Mobilisation inédite mardi 22 novembre 2022 des magistrats, avocats, greffiers. Illustration à la cité judiciaire de Nancy en Meurthe-et-Moselle. Tous dénoncent le manque de moyens, la souffrance au travail et une justice au rabais
Ce mardi 22 novembre 2022, la salle d'audience D de la cité judiciaire de Nancy (Meurthe-et-Moselle) est pleine comme un œuf. Ici, pas de justiciables, ni de public mais un foisonnement de robes noires. Magistrats, avocats, greffiers et personnels de juridictions sont réunis pour une même cause : dénoncer le manque de moyens et une situation devenue intenable. Une union sacrée inédite qui en dit long sur l'état de déliquescence de l'institution judiciaire.
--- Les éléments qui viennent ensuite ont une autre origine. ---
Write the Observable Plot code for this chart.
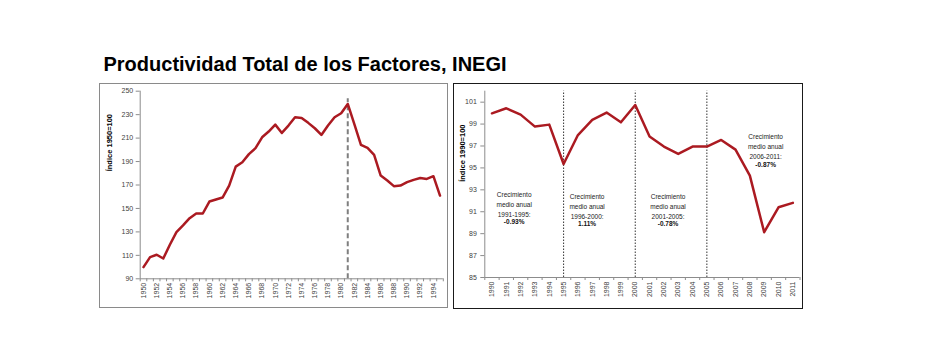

Tous dénoncent la souffrance au travail, une perte de sens et au final une justice au rabais. Un an jour pour jour après le coup de tonnerre du suicide d'une magistrate à Béthune, Eric Bocciarelli, juge des libertés et représentant régional du Syndicat de la magistrature estime que la situation a encore empiré : "c'est un rappel en force pour dire au gouvernement : vous ne tenez pas vos promesses et surtout prenez en compte les réels besoins de la justice ! Dans le ressort de Nancy, la situation est très difficile. On va devoir supprimer encore des audiences civiles et des audiences pénales parce que nous n'arrivons pas à les tenir correctement."
Les magistrats dénoncent aussi une institution maltraitante, aveugle aux conditions de travail : "la santé et la sécurité au travail sont inexistantes". Des mots durs qui trahissent une réelle souffrance d'hommes et de femmes empêchés dans leur mission quotidienne. "On fait de la gestion de flux, on gère les justiciables comme des stocks" lâche un magistrat expérimenté, un rien désabusé.
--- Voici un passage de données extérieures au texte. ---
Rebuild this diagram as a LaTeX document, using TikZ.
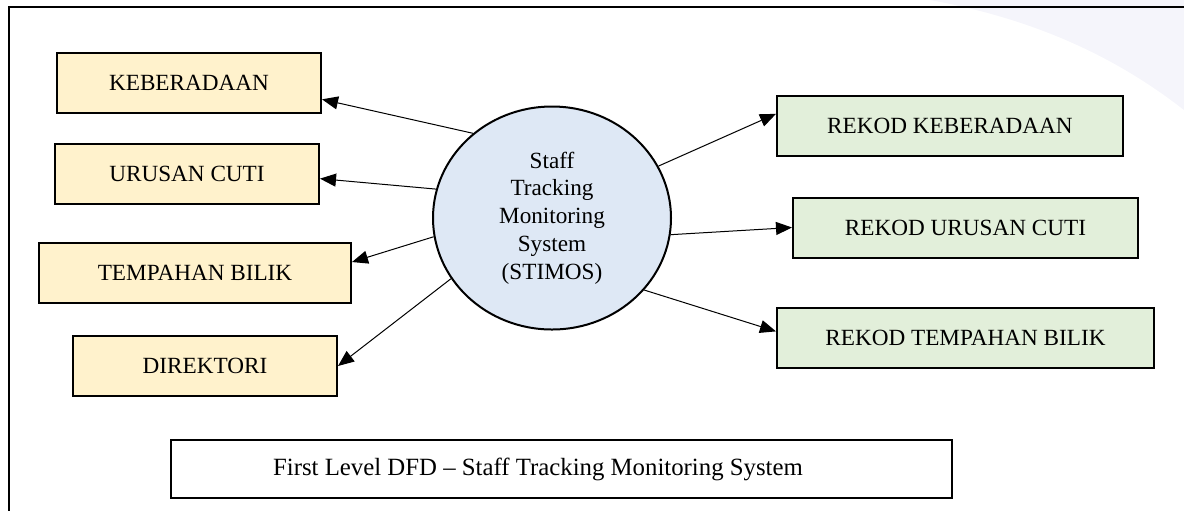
\documentclass[tikz,border=0pt]{standalone}
\usepackage{fontspec}
\setmainfont{Liberation Serif}
\usetikzlibrary{shapes.geometric,arrows.meta}

\definecolor{extfill}{RGB}{255,242,204}
\definecolor{recfill}{RGB}{226,239,218}
\definecolor{procfill}{RGB}{222,232,245}
\definecolor{wmark}{RGB}{245,245,251}

\begin{document}
\begin{tikzpicture}[x=0.5pt, y=-0.5pt,
    every node/.style={font=\fontsize{11.6}{13.9}\selectfont},
    entity/.style={draw, line width=1pt, fill=extfill, minimum height=30pt, inner sep=0pt},
    record/.style={draw, line width=1pt, fill=recfill, minimum height=30pt, inner sep=0pt},
    flow/.style={line width=0.5pt, -{Triangle[length=8pt, width=6.5pt]}}]
  \useasboundingbox (0, 0) rectangle (1184, 510);
  % faint backdrop, top right
  \fill[wmark] (930, 0) .. controls (1040, 20) and (1120, 60) .. (1184, 110) -- (1184, 0) -- cycle;
  % outer frame (open to the right and bottom)
  \draw[line width=1pt] (9, 512) -- (9, 7) -- (1190, 7);
  % the process
  \node[ellipse, draw, line width=1pt, fill=procfill, minimum width=119pt,
        minimum height=111.5pt, align=center, inner sep=0pt] (stimos) at (552, 218)
        {Staff\\Tracking\\Monitoring\\System\\(STIMOS)};
  % left side: outputs to the user
  \node[entity, minimum width=132pt] (keberadaan) at (189, 83) {KEBERADAAN};
  \node[entity, minimum width=132pt] (urusan) at (187, 174) {URUSAN CUTI};
  \node[entity, minimum width=156pt] (tempahan) at (195, 273) {TEMPAHAN BILIK};
  \node[entity, minimum width=132pt] (direktori) at (205, 366) {DIREKTORI};
  % right side: records
  \node[record, minimum width=173pt] (rkeberadaan) at (950, 126) {REKOD KEBERADAAN};
  \node[record, minimum width=172.5pt] (rurusan) at (965.5, 227.5) {REKOD URUSAN CUTI};
  \node[record, minimum width=188.5pt] (rtempahan) at (965.5, 338) {REKOD TEMPAHAN BILIK};
  % flows
  \draw[flow] (stimos.133) -- (keberadaan.-7);
  \draw[flow] (stimos.166) -- (urusan.-2);
  \draw[flow] (stimos.189) -- (tempahan.4);
  \draw[flow] (stimos.211) -- (direktori.east);
  \draw[flow] (stimos.26) -- (rkeberadaan.176);
  \draw[flow] (stimos.-8) -- (rurusan.west);
  \draw[flow] (stimos.-38) -- (rtempahan.178);
  % caption
  \node[draw, line width=1pt, fill=white, minimum width=390.5pt, minimum height=29pt,
        inner sep=0pt, font=\fontsize{12.4}{14}\selectfont] (caption) at (561.5, 469)
        {First Level DFD -- Staff Tracking Monitoring System\hspace*{23.5pt}};
\end{tikzpicture}
\end{document}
Les avocats sont aussi présents en force. Ils sont en première ligne face aux conséquences du manque de moyens et tiennent à exprimer leur solidarité. Maître Sonia Rodrigues, représentante du Syndicat des Avocats de France (SAF), constate chaque jour les mauvaises conditions de travail des magistrats et les conséquences délétères sur les justiciables :"en tant qu'avocat, nous subissons les répercussions de cette dégradation dans l'exercice de nos missions. Nos clients en pâtissent. Les délais d'audience ne sont pas satisfaisants, ils ne sont pas raisonnables au sens de la loi et de la Constitution."
Même constat pour le bâtonnier Maitre Frédéric Berna : "à Nancy, le système judiciaire se délite. C'est l'impossibilité matérielle qui empêche l'ensemble de la chaine de fonctionner" . Eric Bocciarelli lâche cette formule lapidaire:" avant, rendre la justice était un honneur, aujourd'hui c'est devenu un leurre."
Après le suicide de Charlotte G, la magistrate de Béthune le 23 novembre 2021, des moyens ont été alloués à la Justice : un budget en hausse de 8% et 300 recrutements supplémentaires par an. Selon l'Union Syndicale des Magistrats (USM), Il manque 20.000 magistrats en France. Il faudrait donc à ce rythme vingt ans pour combler les manques.